He has a lot to say but he would probably never set out to write a book. His mind mixes the letters and mixes the words and writing me a card is a beautiful finish for his writing hand. Oh he’s smart. And he has a lot of words. He just likes to whisper them soft or laugh them together.

Not everyone knows how to organize and compartmentalize their words. Sometimes when you are one who puts down words, you forget, not everyone is. Sometimes words don’t always have to be written. Sometimes they just need to be lived.

So when he reads mine and doesn’t have a lot to say but his eyes water tender, I know that means the words I put down are good words. I know he loves them. I know he loves me.

And when the world wants to go and tear down a woman for doing marriage and life the way she believes best, haven’t we forgotten? Forgotten that sometimes, the way of this world, this culture, is not always the best way but that there’s a page and there’s a Word and it is compartmentalized and it is organized and it is grace…and it is good.

But we’ve taken those words and we’ve made them bad and we’ve used them to stifle and degrade and make ugly what He wrote beautiful when He said For this reason a man will leave his father and mother and be united to his wife, and they will become one flesh.

How could that ever be oppressive? How could the beauty of two souls uniting in flesh and being seen as one unit of two individuals before the maker of this universe ever be scorn worthy?

Or is it the submit part that causes the ruckus?

Maybe this one: Everyone must submit to governing authorities. Can’t we agree though, that there needs to be submission to the authorities? Don’t we appreciate the organized and compartmentalized word of the speed limit that keeps, if not all of us, most of us, traveling along safely together and collision free?

Or maybe it’s this one that causes all the trouble: Submit to one another out of reverence for Christ. Is it because we think the other person should be doing it all that this one offends? Any person married more than a year understands that marriage is a two-way street. There is no My Way or the Highway in a healthy marriage. There just can’t be. So why would we have such a hard time with the idea of submitting to one another?

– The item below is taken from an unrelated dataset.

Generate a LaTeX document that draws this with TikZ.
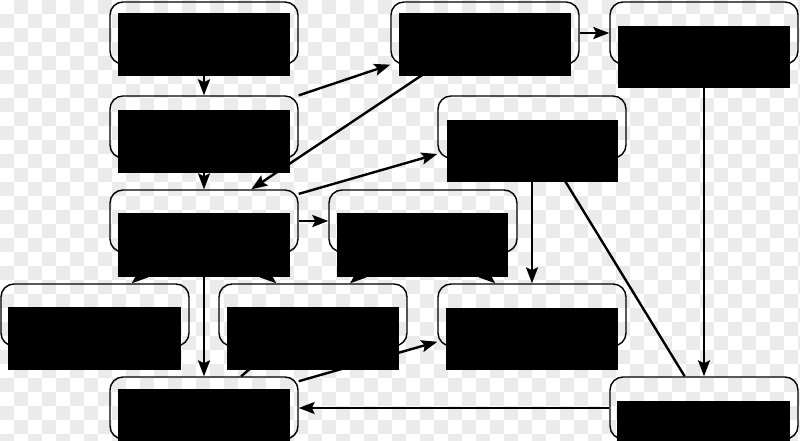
\documentclass[tikz,border=0pt]{standalone}
\usetikzlibrary{arrows.meta}
\definecolor{chk}{HTML}{EBEBEB}
\begin{document}
\begin{tikzpicture}[x=1pt,y=-1pt,
  box/.style={draw=black, line width=1.4pt, rounded corners=13pt, minimum width=188pt, minimum height=62pt, inner sep=0pt},
  conn/.style={line width=2.4pt, -{Stealth[length=16pt,width=12pt,inset=3pt]}},
  redact/.style={fill=black}]
\useasboundingbox (0,0) rectangle (800,441);
\begin{scope}
\clip (0,0) rectangle (800,441);
\fill[white] (0,0) rectangle (800,441);
\foreach \i in {0,2,...,56} \foreach \j in {1,3,...,31} \fill[chk] (\i*14,\j*14) rectangle ++(14,14);
\foreach \i in {1,3,...,57} \foreach \j in {0,2,...,30} \fill[chk] (\i*14,\j*14) rectangle ++(14,14);
\end{scope}
% nodes
\node[box] (A) at (204,33) {};
\node[box] (B) at (204,127) {};
\node[box] (C) at (204,221) {};
\node[box] (D) at (95,315) {};
\node[box] (E) at (313,315) {};
\node[box] (F) at (204,408) {};
\node[box] (G) at (423,221) {};
\node[box] (H) at (532,315) {};
\node[box] (I) at (704,408) {};
\node[box] (J) at (485,33) {};
\node[box] (K) at (704,33) {};
\node[box] (L) at (532,127) {};
% connectors
\draw[conn] (A) -- (B);
\draw[conn] (B) -- (C);
\draw[conn] (B) -- (J);
\draw[conn] (J) -- (C);
\draw[conn] (C) -- (L);
\draw[conn] (J) -- (K);
\draw[conn] (C) -- (G);
\draw[conn] (C) -- (D);
\draw[conn] (C) -- (E);
\draw[conn] (G) -- (E);
\draw[conn] (G) -- (H);
\draw[conn] (C) -- (F);
\draw[conn] (F) -- (E);
\draw[conn] (F) -- (H);
\draw[conn] (L) -- (H);
\draw[conn] (I) -- (L);
\draw[conn] (K) -- (I);
\draw[conn] (I) -- (F);
% redaction blocks
\begin{scope}
\clip (0,0) rectangle (800,441);
\fill[redact] (118,13) rectangle (290,76);
\fill[redact] (118,110) rectangle (290,173);
\fill[redact] (118,213) rectangle (290,277);
\fill[redact] (8,307) rectangle (181,370);
\fill[redact] (227,307) rectangle (399,370);
\fill[redact] (118,389) rectangle (290,452);
\fill[redact] (337,213) rectangle (508,277);
\fill[redact] (446,308) rectangle (618,370);
\fill[redact] (617,401) rectangle (790,464);
\fill[redact] (399,13) rectangle (571,76);
\fill[redact] (618,26) rectangle (790,88);
\fill[redact] (447,120) rectangle (618,182);
\end{scope}
\end{tikzpicture}
\end{document}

Maybe those aren’t the submission verses that get everyone in a twist and make normally nice people turn into name-calling, mud-slinging opinion ranters.

I betcha it’s this one:  Wives, submit to your husbands as to the Lord. For the husband is the head of the wife as Christ is the head of the church.

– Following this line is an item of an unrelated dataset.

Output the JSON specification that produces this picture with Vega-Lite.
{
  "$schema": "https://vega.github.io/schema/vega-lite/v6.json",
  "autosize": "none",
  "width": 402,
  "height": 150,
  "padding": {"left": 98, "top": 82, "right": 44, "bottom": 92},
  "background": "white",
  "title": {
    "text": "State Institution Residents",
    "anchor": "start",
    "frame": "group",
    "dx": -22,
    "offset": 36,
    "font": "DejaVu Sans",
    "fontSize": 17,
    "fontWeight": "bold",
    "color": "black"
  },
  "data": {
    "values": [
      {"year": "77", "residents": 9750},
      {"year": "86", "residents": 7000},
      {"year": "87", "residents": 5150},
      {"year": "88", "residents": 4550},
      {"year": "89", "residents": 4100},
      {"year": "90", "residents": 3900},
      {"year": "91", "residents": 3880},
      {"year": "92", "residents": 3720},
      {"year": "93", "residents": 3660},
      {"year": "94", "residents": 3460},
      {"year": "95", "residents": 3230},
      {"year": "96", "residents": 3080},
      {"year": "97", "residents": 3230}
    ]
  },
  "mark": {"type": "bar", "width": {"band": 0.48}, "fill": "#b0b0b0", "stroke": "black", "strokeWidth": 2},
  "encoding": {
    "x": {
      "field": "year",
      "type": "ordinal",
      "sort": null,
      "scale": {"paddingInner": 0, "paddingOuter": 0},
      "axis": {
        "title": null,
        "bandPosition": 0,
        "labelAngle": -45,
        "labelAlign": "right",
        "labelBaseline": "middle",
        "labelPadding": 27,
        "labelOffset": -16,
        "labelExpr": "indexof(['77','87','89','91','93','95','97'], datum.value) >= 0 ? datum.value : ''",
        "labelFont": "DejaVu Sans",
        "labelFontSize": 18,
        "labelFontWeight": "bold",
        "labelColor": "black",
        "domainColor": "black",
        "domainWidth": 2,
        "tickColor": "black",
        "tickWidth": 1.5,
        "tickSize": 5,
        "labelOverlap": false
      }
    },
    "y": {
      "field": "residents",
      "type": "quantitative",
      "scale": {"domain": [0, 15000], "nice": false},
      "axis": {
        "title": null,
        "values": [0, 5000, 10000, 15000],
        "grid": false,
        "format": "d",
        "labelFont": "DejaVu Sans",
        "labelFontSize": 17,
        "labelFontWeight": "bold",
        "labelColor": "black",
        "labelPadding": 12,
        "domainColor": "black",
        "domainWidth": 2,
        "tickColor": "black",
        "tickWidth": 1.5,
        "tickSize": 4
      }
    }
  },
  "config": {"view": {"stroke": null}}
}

Ah, yes. There’s the issue.

We women don’t like to hear that we’re not the boss. That we don’t wear the pants. That we don’t keep him on a short string. That our roar isn’t as loud as we think it is, that our You’ve Come a Long Way baby might mean something different than what we want it to mean.  We might not even know exactly what it means, but we don’t.like.the.word.s-u-b-m-i-t.

Period.

One little word will get this nation in an uproar.

So what if I didn’t? Submit. What if I didn’t voluntarily place myself under the leadership of my husband? What if I didn’t want to play by the rules and I wanted to scorn those women who read the words and love the Word and are an example to this world of how to live it out?

What if instead of letting my team captain be the team captain and my coach be the coach, what if I went gang busters unsubmissive and decided I didn’t want to do MY job of being on the team and building up the team and leading the team right from where I was positioned? What would happen then?

Submitting doesn’t mean we’re just sitting on the bench, folks.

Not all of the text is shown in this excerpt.